• **PROVIDED MATERIAL**
* * *
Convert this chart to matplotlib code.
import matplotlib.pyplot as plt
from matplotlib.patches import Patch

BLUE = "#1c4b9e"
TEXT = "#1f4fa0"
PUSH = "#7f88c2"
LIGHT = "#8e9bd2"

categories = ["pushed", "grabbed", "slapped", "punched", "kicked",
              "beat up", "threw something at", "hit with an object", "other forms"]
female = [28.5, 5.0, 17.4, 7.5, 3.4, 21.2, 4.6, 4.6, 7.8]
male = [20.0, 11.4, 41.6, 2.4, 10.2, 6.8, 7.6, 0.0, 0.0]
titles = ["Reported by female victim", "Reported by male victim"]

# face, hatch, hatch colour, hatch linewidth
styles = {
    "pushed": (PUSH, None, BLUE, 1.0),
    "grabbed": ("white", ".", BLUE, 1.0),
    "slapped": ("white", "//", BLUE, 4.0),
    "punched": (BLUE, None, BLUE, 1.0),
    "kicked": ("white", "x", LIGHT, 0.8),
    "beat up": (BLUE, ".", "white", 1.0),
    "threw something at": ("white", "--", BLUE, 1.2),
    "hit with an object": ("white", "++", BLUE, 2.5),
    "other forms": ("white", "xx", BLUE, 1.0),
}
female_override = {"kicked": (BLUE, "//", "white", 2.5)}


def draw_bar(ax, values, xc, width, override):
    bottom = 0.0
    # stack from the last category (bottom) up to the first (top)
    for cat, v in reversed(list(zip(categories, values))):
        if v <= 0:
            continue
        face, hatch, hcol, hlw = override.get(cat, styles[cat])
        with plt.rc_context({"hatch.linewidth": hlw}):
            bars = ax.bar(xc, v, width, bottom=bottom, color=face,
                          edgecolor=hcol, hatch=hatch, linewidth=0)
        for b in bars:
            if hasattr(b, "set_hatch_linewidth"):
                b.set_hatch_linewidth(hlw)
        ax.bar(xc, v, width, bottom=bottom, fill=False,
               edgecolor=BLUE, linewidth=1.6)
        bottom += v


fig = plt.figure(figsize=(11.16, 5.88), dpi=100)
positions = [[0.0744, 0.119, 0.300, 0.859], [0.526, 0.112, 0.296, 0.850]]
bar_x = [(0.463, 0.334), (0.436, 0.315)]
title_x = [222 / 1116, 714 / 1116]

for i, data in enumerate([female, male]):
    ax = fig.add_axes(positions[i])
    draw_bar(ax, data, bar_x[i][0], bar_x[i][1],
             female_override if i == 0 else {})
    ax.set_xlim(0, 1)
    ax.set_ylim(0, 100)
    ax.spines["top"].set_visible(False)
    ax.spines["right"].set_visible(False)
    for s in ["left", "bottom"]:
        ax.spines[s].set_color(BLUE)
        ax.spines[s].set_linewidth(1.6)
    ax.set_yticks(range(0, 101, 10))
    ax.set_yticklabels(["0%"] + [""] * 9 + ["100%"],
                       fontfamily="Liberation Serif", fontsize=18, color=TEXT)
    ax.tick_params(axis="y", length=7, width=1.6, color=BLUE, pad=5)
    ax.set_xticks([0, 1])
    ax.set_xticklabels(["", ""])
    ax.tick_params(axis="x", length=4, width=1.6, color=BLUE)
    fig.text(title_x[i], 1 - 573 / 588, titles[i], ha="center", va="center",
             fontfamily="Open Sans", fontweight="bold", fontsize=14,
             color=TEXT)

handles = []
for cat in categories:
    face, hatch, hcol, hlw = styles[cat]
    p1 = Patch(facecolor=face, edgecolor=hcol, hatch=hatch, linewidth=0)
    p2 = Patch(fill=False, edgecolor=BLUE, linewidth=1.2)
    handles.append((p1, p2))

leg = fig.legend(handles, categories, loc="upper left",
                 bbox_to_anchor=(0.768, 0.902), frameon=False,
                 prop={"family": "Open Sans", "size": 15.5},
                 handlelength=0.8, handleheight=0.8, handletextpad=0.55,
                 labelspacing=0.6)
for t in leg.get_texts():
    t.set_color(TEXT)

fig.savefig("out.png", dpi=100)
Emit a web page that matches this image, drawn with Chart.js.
* * *
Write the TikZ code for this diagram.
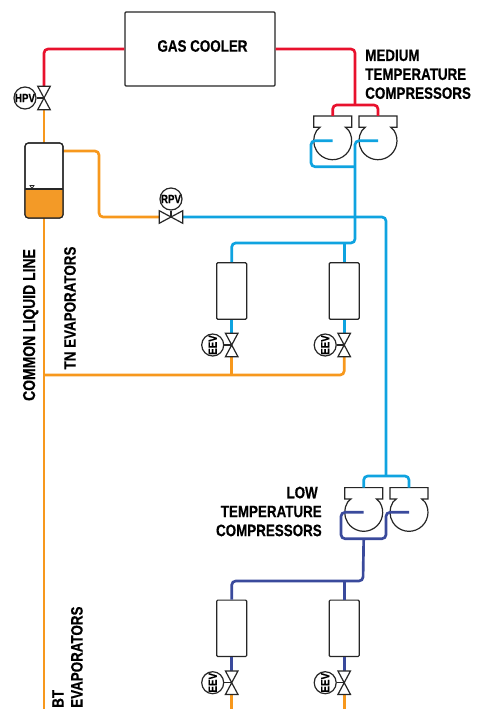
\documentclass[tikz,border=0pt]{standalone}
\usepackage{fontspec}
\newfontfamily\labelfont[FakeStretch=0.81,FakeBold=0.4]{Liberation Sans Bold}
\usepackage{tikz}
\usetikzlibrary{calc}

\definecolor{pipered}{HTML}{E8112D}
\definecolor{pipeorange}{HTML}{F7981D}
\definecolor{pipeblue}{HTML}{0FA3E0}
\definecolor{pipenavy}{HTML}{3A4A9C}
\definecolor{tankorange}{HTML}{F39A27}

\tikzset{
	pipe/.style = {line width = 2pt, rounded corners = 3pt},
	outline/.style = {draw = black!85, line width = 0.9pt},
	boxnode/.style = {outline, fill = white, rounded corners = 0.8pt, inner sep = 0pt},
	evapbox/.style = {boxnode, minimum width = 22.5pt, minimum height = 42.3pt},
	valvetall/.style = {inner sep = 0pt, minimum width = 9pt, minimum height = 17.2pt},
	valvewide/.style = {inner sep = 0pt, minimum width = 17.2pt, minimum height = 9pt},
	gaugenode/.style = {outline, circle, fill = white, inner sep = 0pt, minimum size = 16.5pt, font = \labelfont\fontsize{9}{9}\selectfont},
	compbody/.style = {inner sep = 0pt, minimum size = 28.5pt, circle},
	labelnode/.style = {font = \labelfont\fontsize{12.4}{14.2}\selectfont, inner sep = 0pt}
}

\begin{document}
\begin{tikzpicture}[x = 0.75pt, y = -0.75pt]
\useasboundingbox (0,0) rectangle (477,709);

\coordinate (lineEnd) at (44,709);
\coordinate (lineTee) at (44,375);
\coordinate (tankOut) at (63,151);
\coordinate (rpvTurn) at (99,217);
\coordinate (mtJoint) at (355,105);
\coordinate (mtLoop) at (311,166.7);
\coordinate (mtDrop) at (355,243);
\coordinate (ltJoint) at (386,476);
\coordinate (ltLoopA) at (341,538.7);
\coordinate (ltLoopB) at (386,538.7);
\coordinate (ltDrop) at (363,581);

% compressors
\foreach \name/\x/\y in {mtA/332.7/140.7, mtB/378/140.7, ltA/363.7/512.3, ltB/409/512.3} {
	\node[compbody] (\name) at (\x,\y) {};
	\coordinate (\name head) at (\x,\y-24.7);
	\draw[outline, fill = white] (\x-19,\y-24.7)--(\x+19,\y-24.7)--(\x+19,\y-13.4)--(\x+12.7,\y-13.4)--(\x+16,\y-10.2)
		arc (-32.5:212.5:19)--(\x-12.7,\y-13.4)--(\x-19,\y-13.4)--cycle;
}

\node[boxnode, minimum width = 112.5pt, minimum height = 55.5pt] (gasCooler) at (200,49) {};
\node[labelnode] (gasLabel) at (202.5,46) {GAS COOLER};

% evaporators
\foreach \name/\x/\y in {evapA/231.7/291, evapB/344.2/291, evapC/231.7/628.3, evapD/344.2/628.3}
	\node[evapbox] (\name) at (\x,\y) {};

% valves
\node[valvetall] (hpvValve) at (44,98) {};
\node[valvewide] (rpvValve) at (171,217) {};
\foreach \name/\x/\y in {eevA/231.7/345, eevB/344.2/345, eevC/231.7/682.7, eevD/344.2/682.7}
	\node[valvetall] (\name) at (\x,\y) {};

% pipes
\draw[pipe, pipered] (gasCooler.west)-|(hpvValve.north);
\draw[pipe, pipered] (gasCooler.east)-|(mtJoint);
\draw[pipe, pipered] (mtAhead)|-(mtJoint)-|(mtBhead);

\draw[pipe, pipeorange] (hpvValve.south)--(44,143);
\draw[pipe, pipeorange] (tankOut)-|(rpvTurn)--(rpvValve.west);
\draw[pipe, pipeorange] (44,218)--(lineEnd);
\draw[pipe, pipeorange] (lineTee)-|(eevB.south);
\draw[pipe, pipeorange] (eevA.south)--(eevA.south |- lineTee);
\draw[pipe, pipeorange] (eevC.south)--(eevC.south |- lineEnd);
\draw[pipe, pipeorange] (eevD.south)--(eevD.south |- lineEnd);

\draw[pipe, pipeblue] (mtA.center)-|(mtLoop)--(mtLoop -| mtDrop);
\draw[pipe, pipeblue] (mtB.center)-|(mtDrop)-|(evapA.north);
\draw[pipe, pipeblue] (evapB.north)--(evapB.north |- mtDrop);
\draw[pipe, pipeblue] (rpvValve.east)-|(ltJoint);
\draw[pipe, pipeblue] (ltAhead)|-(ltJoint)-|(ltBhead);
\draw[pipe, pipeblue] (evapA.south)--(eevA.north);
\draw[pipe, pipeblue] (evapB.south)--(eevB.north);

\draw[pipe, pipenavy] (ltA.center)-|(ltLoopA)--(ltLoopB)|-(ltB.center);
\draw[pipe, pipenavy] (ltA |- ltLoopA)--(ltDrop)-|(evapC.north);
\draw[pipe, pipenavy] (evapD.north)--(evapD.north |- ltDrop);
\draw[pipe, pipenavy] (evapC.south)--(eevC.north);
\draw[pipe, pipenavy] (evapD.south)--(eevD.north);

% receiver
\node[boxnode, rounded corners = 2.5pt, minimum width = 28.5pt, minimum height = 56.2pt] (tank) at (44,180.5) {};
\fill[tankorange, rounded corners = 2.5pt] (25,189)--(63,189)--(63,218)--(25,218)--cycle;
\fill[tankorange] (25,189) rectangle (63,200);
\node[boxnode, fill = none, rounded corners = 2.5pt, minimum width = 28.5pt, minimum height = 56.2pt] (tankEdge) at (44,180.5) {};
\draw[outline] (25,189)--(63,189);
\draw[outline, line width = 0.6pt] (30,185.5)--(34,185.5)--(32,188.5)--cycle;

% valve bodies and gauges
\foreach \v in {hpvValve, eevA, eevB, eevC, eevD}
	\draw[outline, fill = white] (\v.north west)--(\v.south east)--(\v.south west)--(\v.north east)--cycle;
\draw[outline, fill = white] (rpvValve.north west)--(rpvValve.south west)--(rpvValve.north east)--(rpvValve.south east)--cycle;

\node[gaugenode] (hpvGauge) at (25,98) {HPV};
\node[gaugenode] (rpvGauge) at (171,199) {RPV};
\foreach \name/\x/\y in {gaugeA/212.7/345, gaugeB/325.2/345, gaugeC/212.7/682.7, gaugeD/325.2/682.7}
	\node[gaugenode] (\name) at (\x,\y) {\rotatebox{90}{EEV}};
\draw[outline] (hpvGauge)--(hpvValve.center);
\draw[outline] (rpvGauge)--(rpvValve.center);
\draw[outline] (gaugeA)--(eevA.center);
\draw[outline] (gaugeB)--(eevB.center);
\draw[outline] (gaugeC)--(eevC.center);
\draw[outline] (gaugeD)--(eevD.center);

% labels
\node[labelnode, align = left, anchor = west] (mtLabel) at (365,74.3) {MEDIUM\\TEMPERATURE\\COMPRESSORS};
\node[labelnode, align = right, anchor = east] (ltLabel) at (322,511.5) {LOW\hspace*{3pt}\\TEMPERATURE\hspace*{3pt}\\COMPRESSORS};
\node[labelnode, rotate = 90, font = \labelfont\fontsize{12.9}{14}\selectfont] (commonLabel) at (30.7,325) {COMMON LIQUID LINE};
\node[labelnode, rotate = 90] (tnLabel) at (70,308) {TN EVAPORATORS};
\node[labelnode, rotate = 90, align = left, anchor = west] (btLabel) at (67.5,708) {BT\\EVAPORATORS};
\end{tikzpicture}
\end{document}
* * *
• **TASK**
Of the lines in this listing, how many contain "matplotlib"? Reply with the number and nothing more.

• **THE RESULT**
3